Until almost a week ago, I was somebody's boyfriend. With her, I shared bits and pieces of myself - what I like and don't like; what elevates and depresses me; what I aspire to be, and hope to God I will never become. In our time together, I've learned to care (as best I can) about somebody else and she, by some miraculous act of God, reciprocated that same affection to me.
Only...our time together was temporary.
In surprise, she and I had discussed our relationship, and she realized that we weren't working out as a couple. She pointed out many problems we had: most were valid, a few exaggerated, and some a projection of our insecurities. After this lengthy discussion, I decided to respect her wishes and we eneded our relationship. We hugged, exchanged goodbyes, and we went our separate ways. Just like that.

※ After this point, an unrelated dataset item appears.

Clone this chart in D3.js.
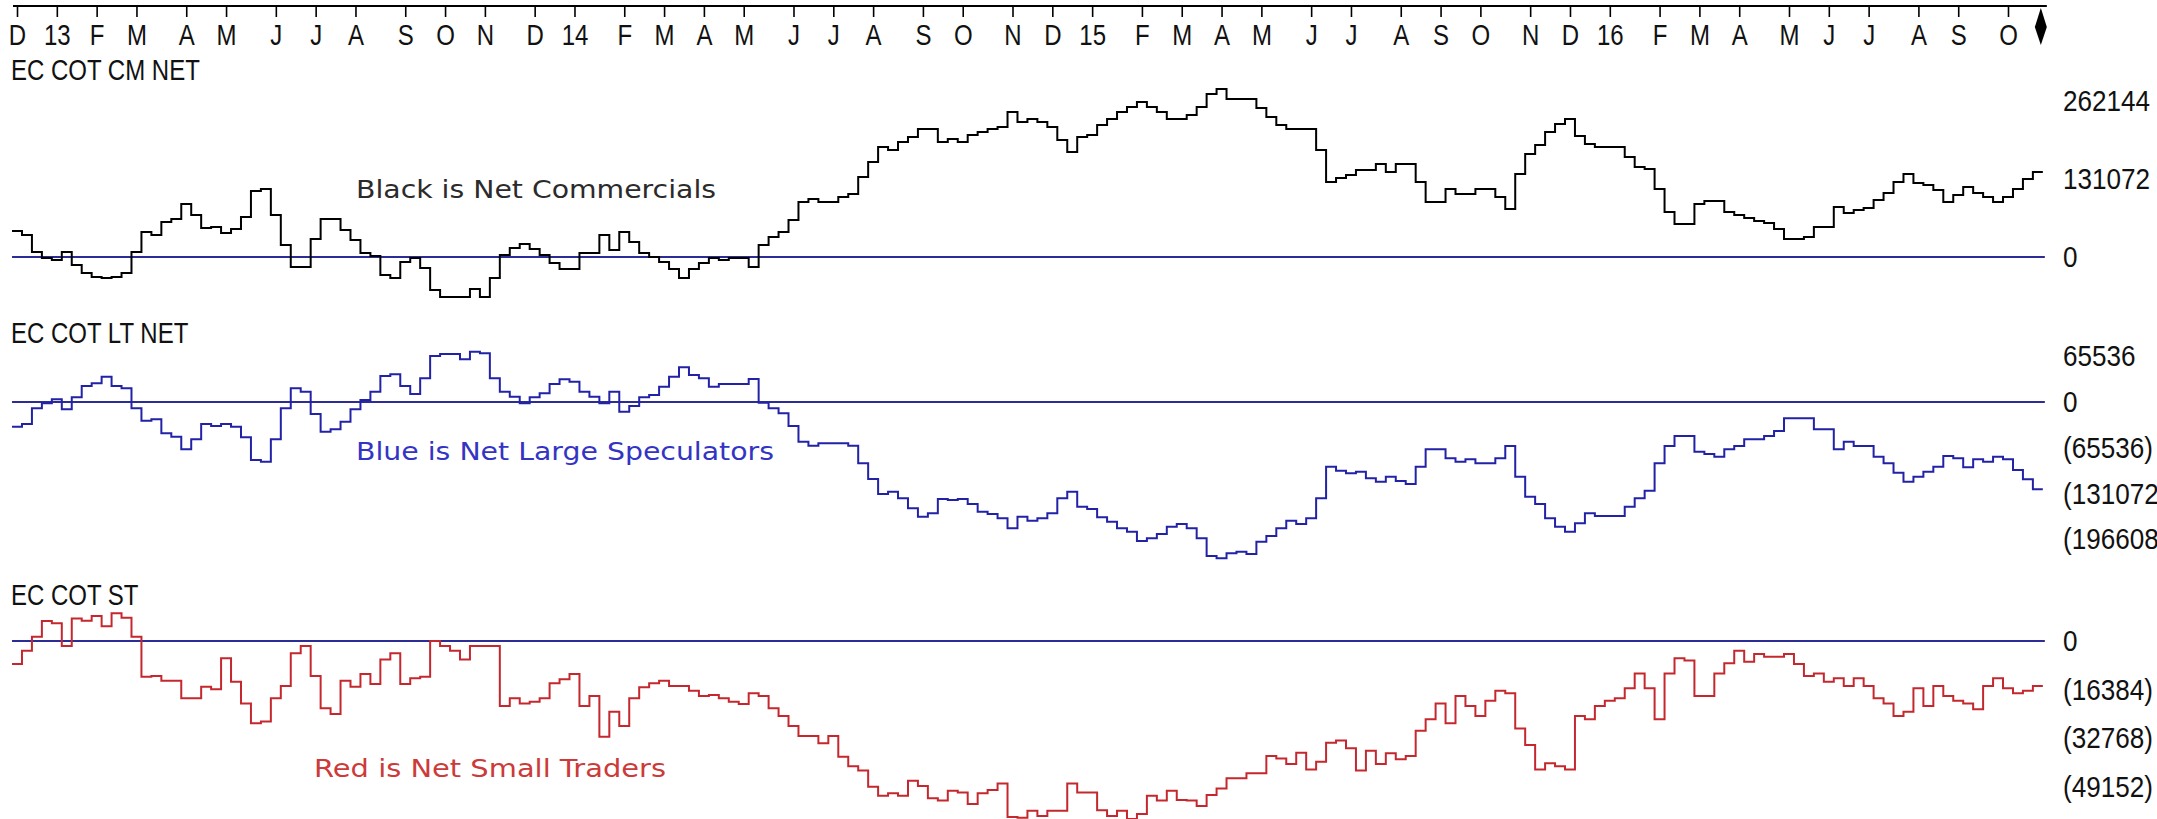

So now, a few days later, I'm here, writing about this, still in shock at the gravity of what had occurred days ago. I feel numb, disconnected, distant. I don't think reality has kicked in yet. I wonder if she feels the same.
Despite the numbness and disconnections, I don't really feel sad or upset that our time together came to an end, even if it was sudden and unexpected. I'll forever think of her fondly as my first love, who had accepted me for who I was, not what I was. Perhaps that acceptance will always be the best gift she'll ever give me (and believe me, she's given me some pretty cool gifts).
At the end of all this, I didn't just lose a romance - I lost a friend. I lost someone who cared about me, who I cared for in return. I don't know if we'll cross paths again, but I hope someday we can reconnect again, even if we'll be just friends.
Regardless of this, being single again gives me new found hope that I can re-experience this all over again, with someone else. As long as I keep my spirits up, I'll be alright. Perhaps not today or tomorrow, but I'll heal, I'll move on, and I'll love again.